Lynch's long wait is probably costing her Republican votes she would have secured if McConnell had moved more quickly to a vote. Just four GOP senators have announced their support, enough to secure her confirmation if all 46 Democrats vote in her favor, as expected. Yet if no other Republicans vote yes, Vice President Joe Biden would have to cast the tie-breaking vote, which would be a first for a Cabinet nominee and an awkward moment that McConnell may want to avoid. (Lynch would be in far greater jeopardy had Republicans not decided to keep the contentious change to Senate filibuster rules that Democrats engineered for nominations when they had the majority in 2013.)

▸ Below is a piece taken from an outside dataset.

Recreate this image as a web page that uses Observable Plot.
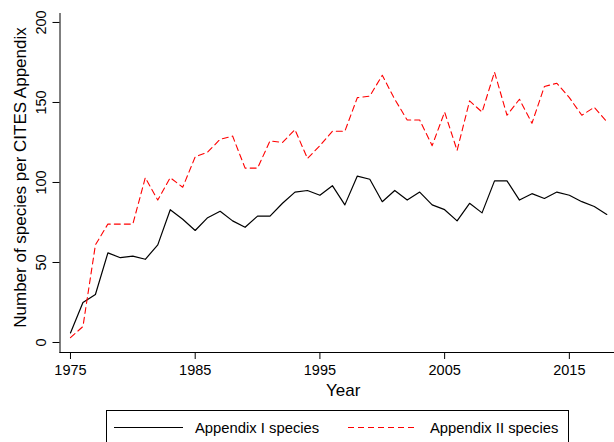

Holder, meanwhile, hasn't spent the last few months just packing his bags. He's used the extra time in office to complete unfinished business, like closing the civil rights investigations into the shooting deaths of Trayvon Martin and Michael Brown, and releasing a scathing report on racism in the Ferguson police department. He's also sought to burnish his legacy by announcing major changes to the assets that state and local police can seize in law enforcement activities, and by heralding a drop in drug prosecutions, incarcerations, and lengthy prison sentences. Earnest said Holder will stay on the job "as long as it is necessary." That's probably not the message Republicans want to hear, but his retirement is in their hands: With a couple of votes in the Senate, they can get rid of Holder anytime they want.